PROPOSAL NO. 1 ELECTION TO THE BOARD OF DIRECTORS
‡ FOR Management nominees listed below equally among all the nominees OR VOTED AS FOLLOWS:
Harold S. Carpenter ________ Shares James T. Hecker ________ Shares
Robert R. Kauffman ________ Shares Thomas C. LaVoy ________ Shares
John A. Carlson ________ Shares
‡ WITHHOLD AUTHORITY to vote for all nominees listed above.
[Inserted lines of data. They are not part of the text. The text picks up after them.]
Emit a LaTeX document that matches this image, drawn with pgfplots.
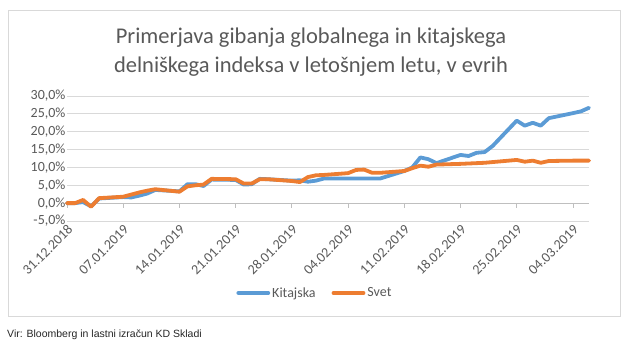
\documentclass[border=0pt]{standalone}
\usepackage{fontspec}
\setmainfont{Carlito}
\newfontfamily\arialfont{Liberation Sans}
\usepackage{pgfplots}
\pgfplotsset{compat=1.18}
\usepackage{pgfplotstable}
\definecolor{kblue}{HTML}{5B9BD5}
\definecolor{korange}{HTML}{ED7D31}
\definecolor{txt}{HTML}{595959}
\definecolor{gridc}{HTML}{D9D9D9}
\definecolor{axc}{HTML}{BFBFBF}

\pgfplotstableread{
day kit svet
0 0.0 0.0
1 0.0 0.0
2 0.3 0.9
3 -0.9 -1.0
4 1.3 1.4
7 1.7 1.8
8 1.6 2.4
9 2.1 3.0
10 2.7 3.5
11 3.7 3.9
14 3.3 3.2
15 5.3 4.7
16 5.3 5.0
17 4.8 5.2
18 6.6 6.8
21 6.5 6.7
22 5.2 5.5
23 5.3 5.5
24 6.8 6.7
25 6.7 6.7
28 6.3 6.2
29 6.4 5.9
30 6.0 7.3
31 6.3 7.8
32 6.9 7.9
35 6.9 8.4
36 6.9 9.3
37 6.9 9.4
38 6.9 8.5
39 6.9 8.5
42 9.0 9.0
43 10.0 9.8
44 12.8 10.5
45 12.3 10.2
46 11.2 10.8
49 13.5 11.0
50 13.2 11.1
51 14.1 11.2
52 14.3 11.3
53 16.0 11.5
56 23.1 12.1
57 21.7 11.6
58 22.5 11.9
59 21.7 11.3
60 23.8 11.8
63 25.2 11.9
64 25.7 11.9
65 26.7 11.9
}\data

\begin{document}
\begin{tikzpicture}
\path (0,0) rectangle (638pt,357pt);
\draw[gridc, line width=0.8pt] (8pt,41pt) rectangle (620pt,347pt);
\node[txt, font=\fontsize{22.5}{26}\selectfont] at (311pt,319pt) {Primerjava gibanja globalnega in kitajskega};
\node[txt, font=\fontsize{22.5}{26}\selectfont] at (311pt,290pt) {delniškega indeksa v letošnjem letu, v evrih};
\node[anchor=west, font=\arialfont\fontsize{10.5}{12}\selectfont, black!85, inner sep=0pt] at (7pt,22pt) {Vir: Bloomberg in lastni izračun KD Skladi};
\begin{axis}[
  at={(67pt,136pt)}, anchor=south west,
  scale only axis, width=522pt, height=125pt,
  xmin=0, xmax=65, ymin=-5, ymax=30,
  ytick={-5,0,...,30},
  ymajorgrids, grid style={gridc, line width=0.8pt},
  axis y line*=left, y axis line style={draw=none},
  ytick style={draw=none},
  axis x line*=bottom, x axis line style={draw=none},
  xtick={0,7,...,63},
  xticklabels={31.12.2018,07.01.2019,14.01.2019,21.01.2019,28.01.2019,04.02.2019,11.02.2019,18.02.2019,25.02.2019,04.03.2019},
  xtick style={draw=none},
  xticklabel style={xshift=5.5pt, yshift=-4pt, rotate=45, anchor=east, font=\fontsize{14}{16}\selectfont, txt},
  yticklabel style={font=\fontsize{14}{16}\selectfont, txt, anchor=east, xshift=2pt},
  /pgf/number format/assume math mode=true,
  yticklabel={\pgfmathprintnumber[fixed,fixed zerofill,precision=1,use comma]{\tick}\%},
  legend style={at={(0.475,0)}, anchor=center, yshift=-72pt, draw=none, fill=none,
    legend columns=2, font=\fontsize{14}{16}\selectfont, text=txt,
    /tikz/every even column/.append style={column sep=14pt}},
  legend image code/.code={\draw[#1] (0pt,0pt) -- (30pt,0pt);},
  clip=false,
]
\draw[axc, line width=0.8pt] (axis cs:0,0) -- (axis cs:65,0);
\pgfplotsinvokeforeach{0,7,...,63}{\draw[axc, line width=0.8pt] (axis cs:#1,0) -- ++(0pt,-5pt);}
\addplot[kblue, line width=3.8pt, line join=round, line cap=round] table[x=day,y=kit] {\data};
\addlegendentry{Kitajska}
\addplot[korange, line width=3.8pt, line join=round, line cap=round] table[x=day,y=svet] {\data};
\addlegendentry{Svet}
\end{axis}
\end{tikzpicture}
\end{document}
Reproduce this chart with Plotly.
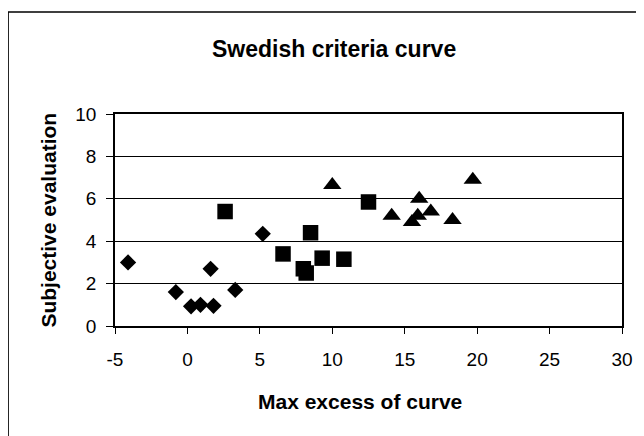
import plotly.graph_objects as go

# Series 1 (diamonds)
diamond_x = [-4.1, -0.8, 0.25, 0.9, 1.8, 1.6, 3.3, 5.2]
diamond_y = [3.0, 1.6, 0.93, 1.0, 0.95, 2.7, 1.7, 4.35]

# Series 2 (squares)
square_x = [2.6, 6.6, 8.0, 8.2, 8.5, 9.3, 10.8, 12.5]
square_y = [5.4, 3.4, 2.7, 2.5, 4.4, 3.2, 3.15, 5.85]

# Series 3 (triangles)
triangle_x = [10.0, 14.1, 15.5, 15.9, 16.0, 16.8, 18.3, 19.7]
triangle_y = [6.65, 5.2, 4.9, 5.2, 6.0, 5.4, 5.0, 6.9]

title_text = "Swedish criteria curve"
x_title = "Max excess of curve"
y_title = "Subjective evaluation"
x_tickvals = [-5, 0, 5, 10, 15, 20, 25, 30]
x_ticklabels = ["-5", "0", "5", "10", "15", "20", "25", "30"]
y_tickvals = [0, 2, 4, 6, 8, 10]
y_ticklabels = ["0", "2", "4", "6", "8", "10"]

FONT = "Arial, 'Liberation Sans', sans-serif"

OFF = 8  # page body offset
W, H = 644 - OFF, 436 - OFF
L, R, T, B = 115 - OFF, 21.5, 114 - OFF, 110
PW = W - L - R
PH = H - T - B

def px_x(p):
    return (p - OFF - L) / PW

def px_y(p):
    return (H - B - (p - OFF)) / PH

fig = go.Figure()
fig.add_trace(go.Scatter(x=diamond_x, y=diamond_y, mode="markers",
                         marker=dict(symbol="diamond", size=12.5, color="black"), name="A"))
fig.add_trace(go.Scatter(x=square_x, y=square_y, mode="markers",
                         marker=dict(symbol="square", size=15.5, color="black"), name="B"))
fig.add_trace(go.Scatter(x=triangle_x, y=triangle_y, mode="markers",
                         marker=dict(symbol="triangle-up", size=16, color="black"), name="C"))

fig.update_layout(
    width=W, height=H,
    margin=dict(l=L, r=R, t=T, b=B, pad=0),
    paper_bgcolor="white", plot_bgcolor="white",
    showlegend=False,
    font=dict(family=FONT, color="black", size=19),
    xaxis=dict(range=[-5, 30], tickvals=x_tickvals, ticktext=x_ticklabels,
               ticks="outside", ticklen=6, ticklabelstandoff=9,
               tickwidth=1, tickcolor="black", showline=True, linecolor="black",
               linewidth=1.5, mirror=True, showgrid=False, zeroline=False,
               tickfont=dict(size=19, family=FONT)),
    yaxis=dict(range=[0, 10], tickvals=y_tickvals, ticktext=y_ticklabels,
               ticks="outside", ticklen=7, ticklabelstandoff=6,
               tickwidth=1, tickcolor="black", showline=True, linecolor="black",
               linewidth=1.5, mirror=True, showgrid=True, gridcolor="black",
               gridwidth=1, zeroline=False, tickfont=dict(size=19, family=FONT)),
)

fig.add_annotation(text="<b>" + title_text + "</b>", xref="paper", yref="paper",
                   x=px_x(334), y=px_y(49.5), xanchor="center", yanchor="middle",
                   showarrow=False, font=dict(size=23, family=FONT, color="black"))
fig.add_annotation(text="<b>" + x_title + "</b>", xref="paper", yref="paper",
                   x=px_x(360), y=px_y(401.5), xanchor="center", yanchor="middle",
                   showarrow=False, font=dict(size=21, family=FONT, color="black"))
fig.add_annotation(text="<b>" + y_title + "</b>", xref="paper", yref="paper",
                   x=px_x(47.5), y=px_y(220), xanchor="center", yanchor="middle",
                   textangle=-90, showarrow=False,
                   font=dict(size=21, family=FONT, color="black"))

fig.add_shape(type="rect", xref="paper", yref="paper",
              x0=px_x(8), x1=px_x(700), y0=px_y(12), y1=px_y(500),
              line=dict(color="black", width=1.5), layer="below")

fig.write_html("out.html")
PROPOSAL NO. 2 RATIFICATION OF RE-APPOINTMENT OF THE INDEPENDENT
REGISTERED PUBLIC ACCOUNTING FIRM
‡ FOR ‡ AGAINST ‡ ABSTAIN
PROPOSAL NO. 3 APROVAL OF THE ALANCO 2011 STOCK INCENTIVE PLAN
‡ FOR ‡ AGAINST ‡ ABSTAIN
PROPOSAL NO. 4 APPROVAL TO SELL SUBSTANTIALLY ALL OF THE ASSETS OF THE COMPANY BY SELLING SUBSTANTIALLY ALL THE ASSETS OF STARTRAK
SYSTEMS, LLC, A WHOLLY OWNED SUBSIDIARY OF THE COMPANY, TO ORBCOMM INC. PURSUANT TO TERMS AND CONDITIONS OF THE
ASSET PURCHASE AGREEMENT AMONG THE COMPANY, STARTRAK AND ORBCOMM.
‡ FOR ‡ AGAINST ‡ ABSTAIN
SHARES REPRESENTED BY THIS PROXY WILL BE VOTED AT THE MEETING IN ACCORDANCE WITH THE SHAREHOLDER'S SPECIFICATION ABOVE. IF THE SHAREHOLDER DOES NOT INDICATE A PREFERENCE, MANAGEMENT INTENDS TO VOTE FOR ALL PROPOSALS LISTED. THIS PROXY CONFERS DISCRETIONARY AUTHORITY IN RESPECT TO MATTERS FOR WHICH THE SHAREHOLDER HAS NOT INDICATED A PREFERENCE OR IN RESPECT TO MATTERS NOT KNOWN OR DETERMINED AT THE TIME OF THE MAILING OF THE NOTICE OF ANNUAL MEETING OF SHAREHOLDERS TO THE UNDERSIGNED.
The undersigned revokes any proxies heretofore given by the undersigned and acknowledges receipt of the Notice of Annual Meeting of Shareholders and Proxy Statement furnished herewith.
Dated_________________________________, 200_
____________________________________________ ____________________________________________
Signature(s) should agree with the name(s) hereon. Executors, administrators, trustees, guardians and attorneys should indicate when signing. Attorneys should submit powers of attorney.
THIS PROXY IS SOLICITED ON BEHALF OF THE BOARD OF DIRECTORS OF ALANCO. PLEASE SIGN AND RETURN THIS PROXY TO ALANCO TECHNOLOGIES, INC., C/O ______________________________________________. THE GIVING OF A PROXY WILL NOT AFFECT YOUR RIGHT TO VOTE IN PERSON IF YOU ATTEND THE MEETING.